Examine the material below and count the lines that hold the word "this". Report only the number.
--- START Given records ---
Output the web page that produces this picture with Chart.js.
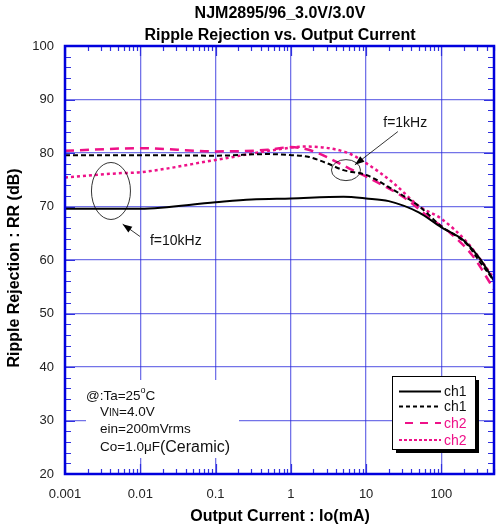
<!DOCTYPE html>
<html><head><meta charset="utf-8">
<script src="https://cdn.jsdelivr.net/npm/chart.js@4"></script>
<style>html,body{margin:0;padding:0;background:#fff;}#wrap{width:497px;height:530px;}</style>
</head><body><div id="wrap"><canvas id="c" width="497" height="530"></canvas></div>
<script>
// Output current (mA) sample points and ripple rejection (dB) for each curve
const ch1_10k_x = [0.001, 0.01, 0.1, 0.3, 1, 5, 10, 20, 50, 100, 200, 330, 500];
const ch1_10k_y = [69.6, 69.6, 70.8, 71.3, 71.5, 71.8, 71.5, 71.0, 68.9, 66.1, 63.6, 60.1, 56.1];
const ch1_1k_x  = [0.001, 0.01, 0.1, 0.5, 1, 1.7, 3, 5, 10, 23, 50, 100, 220, 330, 500];
const ch1_1k_y  = [79.6, 79.6, 79.5, 79.8, 79.6, 79.3, 78.1, 76.8, 75.9, 73.1, 70.1, 66.3, 62.9, 59.5, 56.1];
const ch2_1k_x  = [0.001, 0.01, 0.1, 0.5, 1, 2, 6, 11, 35, 65, 130, 260, 500];
const ch2_1k_y  = [80.4, 80.9, 80.3, 80.6, 81.1, 80.3, 77.1, 75.3, 71.3, 68.2, 65.1, 60.8, 54.5];
const ch2_10k_x = [0.001, 0.005, 0.01, 0.1, 0.7, 1.5, 5.5, 10, 23, 50, 100, 220, 330, 500];
const ch2_10k_y = [75.4, 76.2, 76.4, 78.7, 80.7, 81.2, 80.1, 78.1, 74.4, 70.1, 67.7, 63.3, 60.1, 56.5];
const legendLabels = ["ch1", "ch1", "ch2", "ch2"];
const xTickValues = [0.001, 0.01, 0.1, 1, 10, 100];
const xTickLabels = ["0.001", "0.01", "0.1", "1", "10", "100"];
const yTickValues = [20, 30, 40, 50, 60, 70, 80, 90, 100];
const titleLines = ["NJM2895/96_3.0V/3.0V", "Ripple Rejection vs. Output Current"];
const xTitle = "Output Current : Io(mA)";
const yTitle = "Ripple Rejection : RR (dB)";
const condLines = ["@:Ta=25", "V", "ein=200mVrms", "Co=1.0"];

const pts = (xs, ys) => xs.map((x, i) => ({x: x, y: ys[i]}));
const PINK = '#ee1188';
const FONT = '"Liberation Sans", Arial, sans-serif';

const datasets = [
  {label: legendLabels[0], data: pts(ch1_10k_x, ch1_10k_y), borderColor: '#000', borderWidth: 2, borderDash: [], tension: 0.35},
  {label: legendLabels[1], data: pts(ch1_1k_x, ch1_1k_y), borderColor: '#000', borderWidth: 2, borderDash: [5, 3], tension: 0.35},
  {label: legendLabels[2], data: pts(ch2_1k_x, ch2_1k_y), borderColor: PINK, borderWidth: 2.5, borderDash: [9, 6], tension: 0.35},
  {label: legendLabels[3], data: pts(ch2_10k_x, ch2_10k_y), borderColor: PINK, borderWidth: 2.5, borderDash: [3, 3], tension: 0.35}
].map(d => Object.assign(d, {pointRadius: 0, fill: false, cubicInterpolationMode: 'monotone'}));

const decor = {
  id: 'decor',
  beforeDatasetsDraw(chart) {
    const ctx = chart.ctx, xs = chart.scales.x, ys = chart.scales.y, a = chart.chartArea;
    ctx.save();
    // white backing behind the conditions text (interrupts grid)
    ctx.fillStyle = '#fff';
    ctx.fillRect(86, 380, 153, 78);
    ctx.strokeStyle = '#3030e0'; ctx.lineWidth = 1.2;
    // minor/major inward ticks
    ctx.beginPath();
    for (let d = -3; d <= 2; d++) {
      for (let m = 1; m <= 9; m++) {
        const v = m * Math.pow(10, d);
        if (v > 500) continue;
        const px = Math.round(xs.getPixelForValue(v)) + 0.5;
        const len = (m === 1) ? 10 : 5;
        ctx.moveTo(px, a.bottom); ctx.lineTo(px, a.bottom - len);
        ctx.moveTo(px, a.top); ctx.lineTo(px, a.top + len);
      }
    }
    for (let v = 20; v <= 100; v += 2) {
      const py = Math.round(ys.getPixelForValue(v)) + 0.5;
      const len = (v % 10 === 0) ? 10 : 6;
      ctx.moveTo(a.left, py); ctx.lineTo(a.left + len, py);
      ctx.moveTo(a.right, py); ctx.lineTo(a.right - len, py);
    }
    ctx.stroke();
    ctx.restore();
  },
  afterDraw(chart) {
    const ctx = chart.ctx, xs = chart.scales.x, ys = chart.scales.y, a = chart.chartArea;
    ctx.save();
    // border
    ctx.strokeStyle = '#0000dd'; ctx.lineWidth = 2.5;
    ctx.strokeRect(a.left, a.top, a.right - a.left, a.bottom - a.top);
    // title
    ctx.fillStyle = '#000'; ctx.textAlign = 'center'; ctx.textBaseline = 'middle';
    ctx.font = 'bold 16px ' + FONT;
    const cx = 280;
    ctx.fillText(titleLines[0], cx, 14);
    ctx.fillText(titleLines[1], cx, 36);
    // axis titles
    ctx.font = 'bold 16px ' + FONT;
    ctx.fillText(xTitle, cx, 517);
    ctx.save();
    ctx.translate(15, 268);
    ctx.rotate(-Math.PI / 2);
    ctx.fillText(yTitle, 0, 0);
    ctx.restore();
    // conditions text
    ctx.textAlign = 'left'; ctx.textBaseline = 'alphabetic';
    ctx.fillStyle = '#111';
    const F = 13.5;
    ctx.font = F + 'px ' + FONT;
    let x0 = 86, y0 = 400;
    ctx.fillText(condLines[0], x0, y0);
    let w = ctx.measureText(condLines[0]).width;
    ctx.font = '9px ' + FONT; ctx.fillText('o', x0 + w, y0 - 7);
    let w2 = ctx.measureText('o').width;
    ctx.font = F + 'px ' + FONT; ctx.fillText('C', x0 + w + w2, y0);
    x0 = 100; y0 = 416;
    ctx.fillText(condLines[1], x0, y0);
    w = ctx.measureText('V').width;
    ctx.font = '10px ' + FONT; ctx.fillText('IN', x0 + w, y0);
    w2 = ctx.measureText('IN').width;
    ctx.font = F + 'px ' + FONT; ctx.fillText('=4.0V', x0 + w + w2, y0);
    ctx.fillText(condLines[2], 100, 433);
    ctx.fillText(condLines[3], 100, 451);
    w = ctx.measureText(condLines[3]).width;
    ctx.fillText('\u03bcF', 100 + w, 451);
    w2 = ctx.measureText('\u03bcF').width;
    ctx.font = '16px ' + FONT; ctx.fillText('(Ceramic)', 100 + w + w2, 452);
    // annotations: ellipses and arrows
    ctx.strokeStyle = '#000'; ctx.lineWidth = 0.8;
    const ex1 = xs.getPixelForValue(0.00408), ey1 = ys.getPixelForValue(72.9);
    ctx.beginPath(); ctx.ellipse(ex1, ey1, 19.5, 28.5, 0, 0, Math.PI * 2); ctx.stroke();
    const ex2 = xs.getPixelForValue(5.4), ey2 = ys.getPixelForValue(76.8);
    ctx.beginPath(); ctx.ellipse(ex2, ey2, 14.5, 10.5, 0, 0, Math.PI * 2); ctx.stroke();
    function arrow(x1, y1, x2, y2) {
      ctx.beginPath(); ctx.moveTo(x1, y1); ctx.lineTo(x2, y2); ctx.stroke();
      const ang = Math.atan2(y2 - y1, x2 - x1), L = 10, sp = 0.35;
      ctx.beginPath();
      ctx.moveTo(x2, y2);
      ctx.lineTo(x2 - L * Math.cos(ang - sp), y2 - L * Math.sin(ang - sp));
      ctx.lineTo(x2 - L * Math.cos(ang + sp), y2 - L * Math.sin(ang + sp));
      ctx.closePath(); ctx.fillStyle = '#000'; ctx.fill();
    }
    arrow(xs.getPixelForValue(0.0099), ys.getPixelForValue(64.4), xs.getPixelForValue(0.00584), ys.getPixelForValue(66.7));
    arrow(xs.getPixelForValue(26.4), ys.getPixelForValue(84.0), xs.getPixelForValue(7.1), ys.getPixelForValue(77.8));
    ctx.fillStyle = '#111'; ctx.font = '14px ' + FONT; ctx.textBaseline = 'middle';
    ctx.fillText('f=10kHz', xs.getPixelForValue(0.01345), ys.getPixelForValue(63.6));
    ctx.fillText('f=1kHz', xs.getPixelForValue(16.9), ys.getPixelForValue(85.6));
    // legend box
    const lx = 392, ly = 376, lw = 83, lh = 73;
    ctx.fillStyle = '#000'; ctx.fillRect(lx + 4, ly + 4, lw, lh);
    ctx.fillStyle = '#fff'; ctx.fillRect(lx, ly, lw, lh);
    ctx.strokeStyle = '#000'; ctx.lineWidth = 1; ctx.strokeRect(lx + 0.5, ly + 0.5, lw, lh);
    ctx.font = '14px ' + FONT; ctx.textBaseline = 'middle';
    const rowY = [391.5, 406.5, 423, 440];
    chart.data.datasets.forEach((d, i) => {
      const yy = rowY[i];
      ctx.strokeStyle = d.borderColor; ctx.lineWidth = 2;
      ctx.setLineDash(d.borderDash.length ? (i === 1 ? [4, 3] : i === 2 ? [8, 7] : [3, 2]) : []);
      ctx.lineDashOffset = (i === 2) ? -6 : 0;
      ctx.beginPath(); ctx.moveTo(lx + 7, yy); ctx.lineTo(lx + 49, yy); ctx.stroke();
      ctx.setLineDash([]); ctx.lineDashOffset = 0;
      ctx.fillStyle = (i < 2) ? '#111' : PINK;
      ctx.fillText(d.label, lx + 52, yy + 1);
    });
    ctx.restore();
  }
};

new Chart(document.getElementById('c'), {
  type: 'line',
  data: {datasets: datasets},
  options: {
    responsive: false, animation: false, devicePixelRatio: 1,
    layout: {padding: {left: 0, right: 3, top: 46, bottom: 0}},
    plugins: {legend: {display: false}, tooltip: {enabled: false}, title: {display: false}},
    scales: {
      x: {
        type: 'logarithmic', min: 0.001, max: 500,
        afterBuildTicks: (s) => { s.ticks = xTickValues.map(v => ({value: v})); },
        afterFit: (s) => { s.height = 56; },
        ticks: {color: '#222', font: {size: 13, family: FONT}, padding: 13, maxRotation: 0, autoSkip: false,
          callback: (v) => { const i = xTickValues.indexOf(v); return i >= 0 ? xTickLabels[i] : ''; }},
        grid: {color: 'rgba(40,40,220,0.65)', lineWidth: 1.3, drawTicks: false},
        border: {display: false}
      },
      y: {
        min: 20, max: 100,
        afterBuildTicks: (s) => { s.ticks = yTickValues.map(v => ({value: v})); },
        afterFit: (s) => { s.width = 65; },
        ticks: {color: '#222', font: {size: 13, family: FONT}, padding: 11},
        grid: {color: 'rgba(40,40,220,0.65)', lineWidth: 1.3, drawTicks: false},
        border: {display: false}
      }
    }
  },
  plugins: [decor]
});
</script>
</body></html>
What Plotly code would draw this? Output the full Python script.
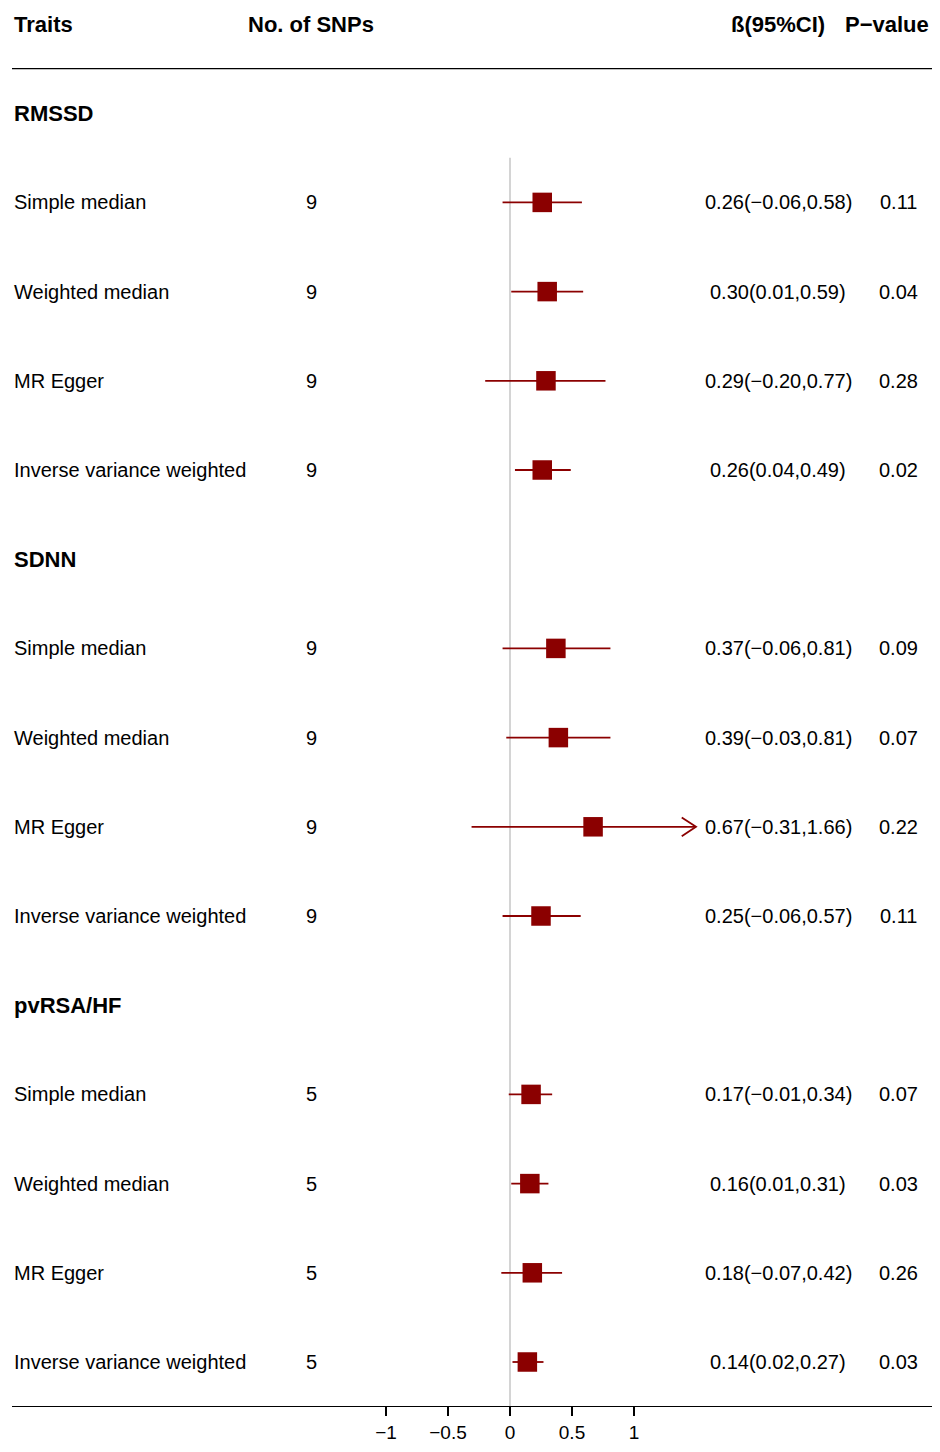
--- END Given records ---
:: The output ::
2